During his twenties, he co-founded a short-lived review, Le Banquet; contributed to another literary publication, La Revue Blanche; and in 1896 had his first book published, a collection of essays entitled Les Plaisirs et Les Jours.

He became an enthusiastic admirer of John Ruskin and translated his Bible of Amiens and Sesame and Lilies into French. A novel, Jean Santeuil, which was the precursor of Remembrance of Things Past, was abandoned, and eventually published long after Proust’s death, in 1954.

For much of his youth, Proust led the life of a man-about-town, frequenting fashionable Paris drawing rooms and literary salons, which were to form the background of a number of his early stories and sketches, and subsequently of Remembrance of Things Past.
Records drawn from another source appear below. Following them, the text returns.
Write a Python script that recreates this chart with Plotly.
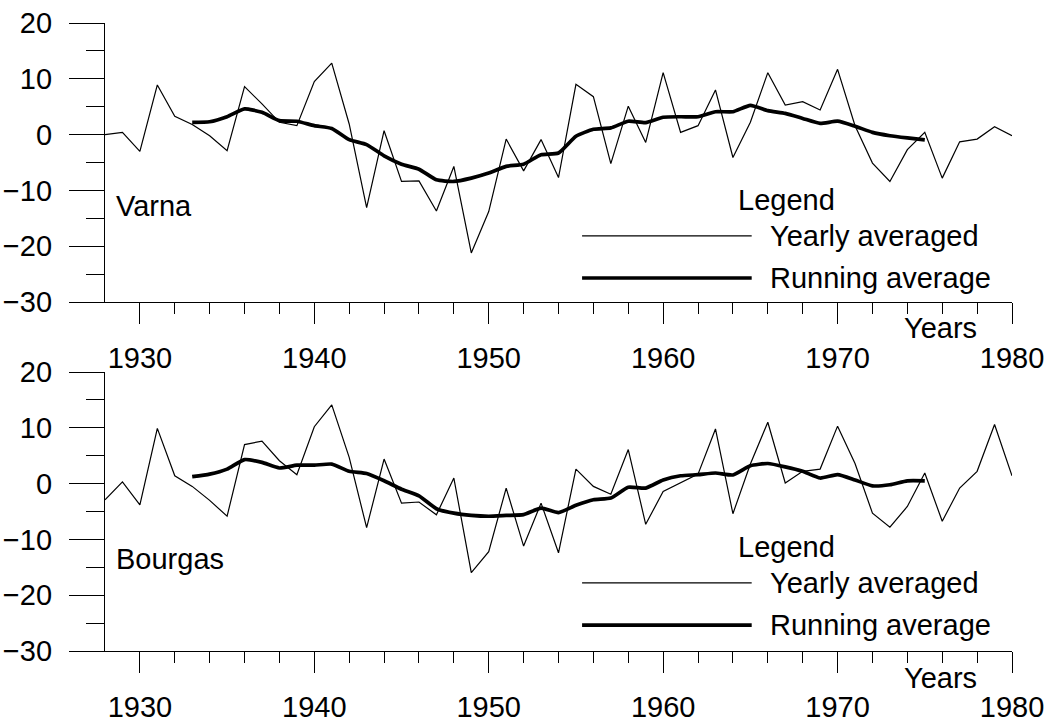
import plotly.graph_objects as go
from plotly.subplots import make_subplots

years = list(range(1928, 1981))
running_years = list(range(1933, 1976))

varna_yearly = [0.0, 0.4, -3.0, 8.9, 3.3, 1.8, -0.2, -2.9, 8.6, 5.5,
                2.2, 1.6, 9.5, 12.8, 1.9, -13.1, 0.7, -8.4, -8.3, -13.7,
                -5.7, -21.2, -13.8, -0.8, -6.5, -0.9, -7.7, 9.0, 6.8, -5.2,
                5.1, -1.4, 11.1, 0.4, 1.6, 8.0, -4.1, 2.2, 11.1, 5.3,
                5.9, 4.4, 11.7, 1.6, -5.1, -8.4, -2.7, 0.4, -7.8, -1.3,
                -0.8, 1.4, -0.2]
varna_running = [2.2, 2.3, 3.2, 4.6, 4.0, 2.5, 2.4, 1.6, 1.1, -0.9,
                 -1.8, -3.8, -5.3, -6.2, -8.1, -8.4, -7.8, -6.9, -5.7, -5.3,
                 -3.6, -3.3, -0.3, 0.95, 1.2, 2.4, 2.15, 3.1, 3.2, 3.2,
                 4.1, 4.1, 5.25, 4.3, 3.8, 2.9, 2.0, 2.4, 1.5, 0.4,
                 -0.2, -0.6, -0.96]

bourgas_yearly = [-2.9, 0.3, -3.8, 9.9, 1.4, -0.5, -3.0, -5.85, 7.0, 7.6,
                  4.1, 1.6, 10.2, 14.1, 4.7, -7.9, 4.4, -3.5, -3.3, -5.6,
                  1.0, -15.95, -12.2, -0.8, -11.2, -3.5, -12.4, 2.6, -0.5, -1.9,
                  6.1, -7.3, -1.4, 0.2, 1.7, 9.8, -5.4, 3.5, 11.0, 0.1,
                  2.2, 2.6, 10.3, 3.6, -5.3, -7.8, -4.1, 1.9, -6.75, -0.8,
                  2.2, 10.6, 1.4]
bourgas_running = [1.25, 1.7, 2.6, 4.3, 3.8, 2.8, 3.3, 3.3, 3.5, 2.2,
                   1.8, 0.5, -1.0, -2.2, -4.5, -5.3, -5.7, -5.85, -5.7, -5.55,
                   -4.4, -5.2, -3.9, -2.9, -2.6, -0.65, -0.8, 0.65, 1.4, 1.6,
                   1.9, 1.55, 3.2, 3.6, 3.0, 2.2, 1.0, 1.6, 0.65, -0.4,
                   -0.2, 0.5, 0.5]

stations = ["Varna", "Bourgas"]
legend_title = "Legend"
label_yearly = "Yearly averaged"
label_running = "Running average"
x_title = "Years"

FONT = "Liberation Sans, Arial, sans-serif"
FS = 29

fig = make_subplots(rows=2, cols=1, vertical_spacing=70 / 628)

for row, (yy, rr) in enumerate([(varna_yearly, varna_running),
                                  (bourgas_yearly, bourgas_running)], start=1):
    fig.add_trace(go.Scatter(x=years, y=yy, mode="lines",
                             line=dict(color="black", width=1.2),
                             showlegend=False), row=row, col=1)
    fig.add_trace(go.Scatter(x=running_years, y=rr, mode="lines",
                             line=dict(color="black", width=3.7, shape="spline", smoothing=0.5),
                             showlegend=False), row=row, col=1)

axis_common = dict(showgrid=False, zeroline=False, showline=True,
                   linecolor="black", linewidth=1.3, ticks="outside",
                   tickcolor="black", tickwidth=1.3, automargin=False,
                   tickfont=dict(family=FONT, size=FS, color="black"))

x_minor_ticks = list(range(1930, 1981, 2))
y_minor_ticks = list(range(-30, 21, 5))

for row in (1, 2):
    fig.update_xaxes(range=[1928, 1980], tick0=1930, dtick=10, ticklen=21,
                     ticklabelstandoff=9,
                     minor=dict(tickmode="array", tickvals=x_minor_ticks, ticklen=11,
                                ticks="outside", tickcolor="black", tickwidth=1.3,
                                showgrid=False),
                     showticklabels=True, **axis_common, row=row, col=1)
    fig.update_yaxes(range=[-30, 20], tick0=-30, dtick=10, ticklen=35,
                     ticklabelstandoff=11,
                     minor=dict(tickmode="array", tickvals=y_minor_ticks, ticklen=18,
                                ticks="outside", tickcolor="black", tickwidth=1.3,
                                showgrid=False),
                     **axis_common, row=row, col=1)

annotations = []
shapes = []
ann_font = dict(family=FONT, size=FS, color="black")
layout_pos = [
    dict(xr="x domain", yr="y domain", st=0.343, lg=0.366, thin=0.237, thick=0.086, yrs=-0.093),
    dict(xr="x2 domain", yr="y2 domain", st=0.329, lg=0.373, thin=0.244, thick=0.093, yrs=-0.095),
]
for name, p in zip(stations, layout_pos):
    annotations.append(dict(text=name, x=0.010, y=p["st"], xref=p["xr"], yref=p["yr"],
                            xanchor="left", yanchor="middle", showarrow=False, font=ann_font))
    annotations.append(dict(text=legend_title, x=0.696, y=p["lg"], xref=p["xr"], yref=p["yr"],
                            xanchor="left", yanchor="middle", showarrow=False, font=ann_font))
    annotations.append(dict(text=label_yearly, x=0.731, y=p["thin"], xref=p["xr"], yref=p["yr"],
                            xanchor="left", yanchor="middle", showarrow=False, font=ann_font))
    annotations.append(dict(text=label_running, x=0.731, y=p["thick"], xref=p["xr"], yref=p["yr"],
                            xanchor="left", yanchor="middle", showarrow=False, font=ann_font))
    annotations.append(dict(text=x_title, x=0.921, y=p["yrs"], xref=p["xr"], yref=p["yr"],
                            xanchor="center", yanchor="middle", showarrow=False, font=ann_font))
    shapes.append(dict(type="line", x0=0.526, x1=0.713, y0=p["thin"], y1=p["thin"],
                       xref=p["xr"], yref=p["yr"], line=dict(color="black", width=1.2)))
    shapes.append(dict(type="line", x0=0.526, x1=0.713, y0=p["thick"], y1=p["thick"],
                       xref=p["xr"], yref=p["yr"], line=dict(color="black", width=3.7)))

fig.update_layout(width=1048, height=724,
                  margin=dict(l=105, r=36, t=23, b=73, autoexpand=False),
                  plot_bgcolor="white", paper_bgcolor="white",
                  annotations=annotations, shapes=shapes, showlegend=False,
                  font=dict(family=FONT, color="black"))

fig.write_html("out.html")
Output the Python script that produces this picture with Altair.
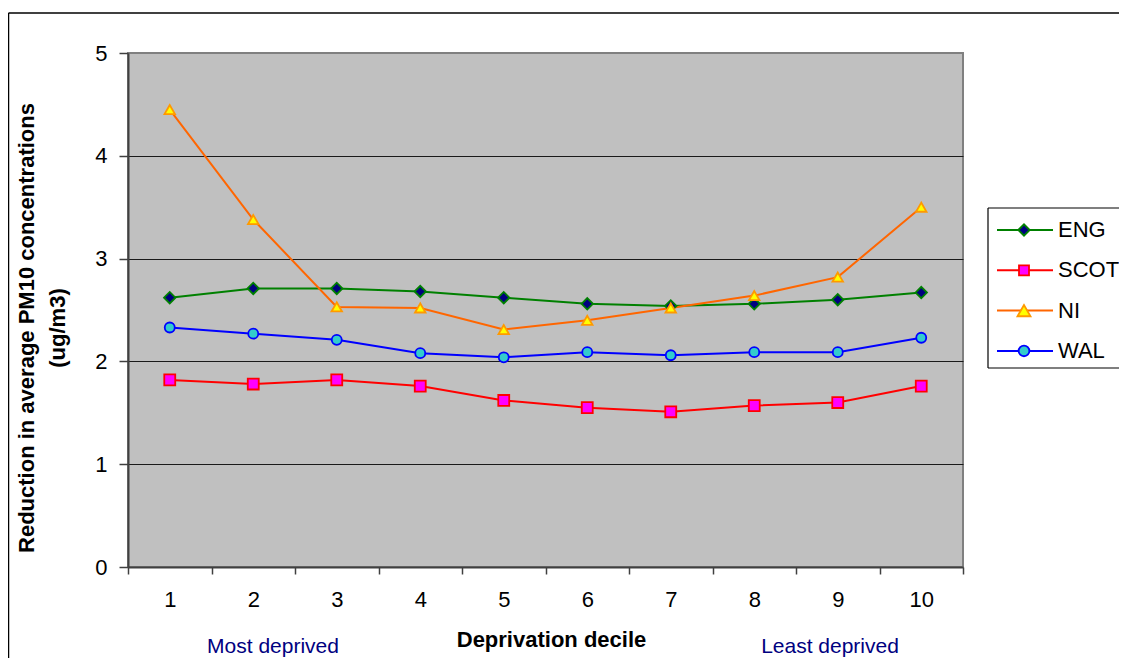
import altair as alt
import pandas as pd

# ---- data ----
deciles = [str(i) for i in range(1, 11)]
series = ["ENG", "SCOT", "NI", "WAL"]
eng = [2.62, 2.71, 2.71, 2.68, 2.62, 2.56, 2.54, 2.56, 2.60, 2.67]
scot = [1.82, 1.78, 1.82, 1.76, 1.62, 1.55, 1.51, 1.57, 1.60, 1.76]
ni = [4.45, 3.38, 2.53, 2.52, 2.31, 2.40, 2.52, 2.64, 2.82, 3.50]
wal = [2.33, 2.27, 2.21, 2.08, 2.04, 2.09, 2.06, 2.09, 2.09, 2.23]
y_ticks = [0, 1, 2, 3, 4, 5]

line_colors = ["#008000", "#FF0000", "#FF6600", "#0000FF"]
fill_colors = ["#000080", "#FF00FF", "#FFFF00", "#33CCCC"]
stroke_colors = ["#008000", "#FF0000", "#FF9900", "#0000FF"]
shapes = ["diamond", "square", "triangle-up", "circle"]
sizes = [130, 100, 170, 115]

FONT = "Liberation Sans"

rows = []
for name, vals in zip(series, [eng, scot, ni, wal]):
    for d, v in zip(deciles, vals):
        rows.append({"decile": d, "value": v, "series": name})
df = pd.DataFrame(rows)

W, H = 835, 514

x_enc = alt.X(
    "decile:O",
    sort=deciles,
    scale=alt.Scale(type="band", paddingInner=0, paddingOuter=0),
    axis=alt.Axis(
        labelAngle=0, tickBand="extent", tickSize=7, tickColor="#404040", tickWidth=1.5,
        labelPadding=15, labelFontSize=22, labelFont=FONT, labelColor="black",
        domainColor="#404040", domainWidth=2, grid=False,
        title="Deprivation decile", titleFont=FONT, titleFontSize=22, titleFontWeight="bold",
        titleColor="black", titleX=423, titleY=79, titleBaseline="alphabetic", titleAlign="center",
    ),
)
y_enc = alt.Y(
    "value:Q",
    scale=alt.Scale(domain=[0, 5], nice=False),
    axis=alt.Axis(
        values=y_ticks, tickSize=9, tickColor="#404040", tickWidth=1.5, labelPadding=12,
        labelFontSize=22, labelFont=FONT, labelColor="black",
        domainColor="#404040", domainWidth=2,
        grid=True, gridColor="#1a1a1a", gridWidth=1,
        gridOpacity=alt.condition("datum.value == 0 || datum.value == 5", alt.value(0), alt.value(1)),
        title=None,
    ),
)

base = alt.Chart(df)
lines = base.mark_line(strokeWidth=2).encode(
    x=x_enc, y=y_enc,
    color=alt.Color("series:N", scale=alt.Scale(domain=series, range=line_colors), legend=None),
    detail="series:N",
)
points = base.mark_point(opacity=1, fillOpacity=1, strokeWidth=1.8).encode(
    x=x_enc, y=y_enc,
    fill=alt.Fill("series:N", scale=alt.Scale(domain=series, range=fill_colors), legend=None),
    stroke=alt.Stroke("series:N", scale=alt.Scale(domain=series, range=stroke_colors), legend=None),
    shape=alt.Shape("series:N", scale=alt.Scale(domain=series, range=shapes), legend=None),
    size=alt.Size("series:N", scale=alt.Scale(domain=series, range=sizes), legend=None),
)

dummy = alt.Chart(pd.DataFrame({"a": [0]}))

# outer frame: only top and left edges are inside the picture
frame_top = dummy.mark_rule(color="black", strokeWidth=1.5).encode(
    x=alt.value(-119.5), x2=alt.value(1100), y=alt.value(-40)
)
frame_left = dummy.mark_rule(color="black", strokeWidth=1.5).encode(
    x=alt.value(-119.5), y=alt.value(-40), y2=alt.value(700)
)

ytitle1 = dummy.mark_text(
    text="Reduction in average PM10 concentrations", angle=270, font=FONT, fontSize=22,
    fontWeight="bold", align="center", baseline="middle", color="black",
).encode(x=alt.value(-101), y=alt.value(275))
ytitle2 = dummy.mark_text(
    text="(ug/m3)", angle=270, font=FONT, fontSize=22,
    fontWeight="bold", align="center", baseline="middle", color="black",
).encode(x=alt.value(-70), y=alt.value(275))

most = dummy.mark_text(
    text="Most deprived", font=FONT, fontSize=21, color="#000080", align="center",
    baseline="alphabetic",
).encode(x=alt.value(145), y=alt.value(600))
least = dummy.mark_text(
    text="Least deprived", font=FONT, fontSize=21, color="#000080", align="center",
    baseline="alphabetic",
).encode(x=alt.value(702), y=alt.value(600))

# legend (box runs off the right edge of the picture)
legend_fill = dummy.mark_rect(fill="white").encode(
    x=alt.value(860), x2=alt.value(1100), y=alt.value(155), y2=alt.value(315)
)
legend_layers = [legend_fill]
for (xa, xb, ya, yb) in [(860, 1100, 155, None), (860, 1100, 315, None), (860, None, 155, 315)]:
    enc = {"x": alt.value(xa), "y": alt.value(ya)}
    if xb is not None:
        enc["x2"] = alt.value(xb)
    if yb is not None:
        enc["y2"] = alt.value(yb)
    legend_layers.append(dummy.mark_rule(color="black", strokeWidth=1.2).encode(**enc))

for i, name in enumerate(series):
    ly = 177 + 40.3 * i
    d = alt.Chart(pd.DataFrame({"s": [name]}))
    legend_layers.append(
        d.mark_rule(color=line_colors[i], strokeWidth=2).encode(
            x=alt.value(869), x2=alt.value(925), y=alt.value(ly)
        )
    )
    legend_layers.append(
        d.mark_point(opacity=1, fillOpacity=1, strokeWidth=1.8, shape=shapes[i],
                     fill=fill_colors[i], stroke=stroke_colors[i], size=sizes[i]).encode(
            x=alt.value(896), y=alt.value(ly)
        )
    )
    legend_layers.append(
        d.mark_text(font=FONT, fontSize=22, align="left", baseline="middle", color="black").encode(
            x=alt.value(930), y=alt.value(ly), text="s:N"
        )
    )

chart = alt.layer(
    frame_top, frame_left, lines, points, ytitle1, ytitle2, most, least, *legend_layers
).properties(
    width=W, height=H,
    autosize=alt.AutoSizeParams(type="none"),
    padding={"left": 120, "top": 45, "right": 156, "bottom": 106},
    background="white",
).configure_view(
    fill="#C0C0C0", stroke="#808080", strokeWidth=2
)

chart.save("out.html", embed_options={"renderer": "svg", "actions": False})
The death of his adored mother in 1905 resulted in a nervous collapse and aggravated his chronic asthma and insomnia. But, despite his grief and the sense of loss, from which he never recovered, his mother’s death freed him with regard to his homosexual way of life, and allowed him to address same-sex love in his writing, albeit in a form which treated such experiences as happening to others rather than to himself.

In 1907 he moved into an apartment in the Boulevard Haussmann where, in the bedroom which he had had lined with cork to keep out noise, he embarked upon his great work À la Recherche du Temps Perdu (Remembrance of Things Past). In it, the minuteness of his observation, the depth of his psychological understanding and the vividness of his descriptive powers combined to create one of the most poetic and magical works in all literature.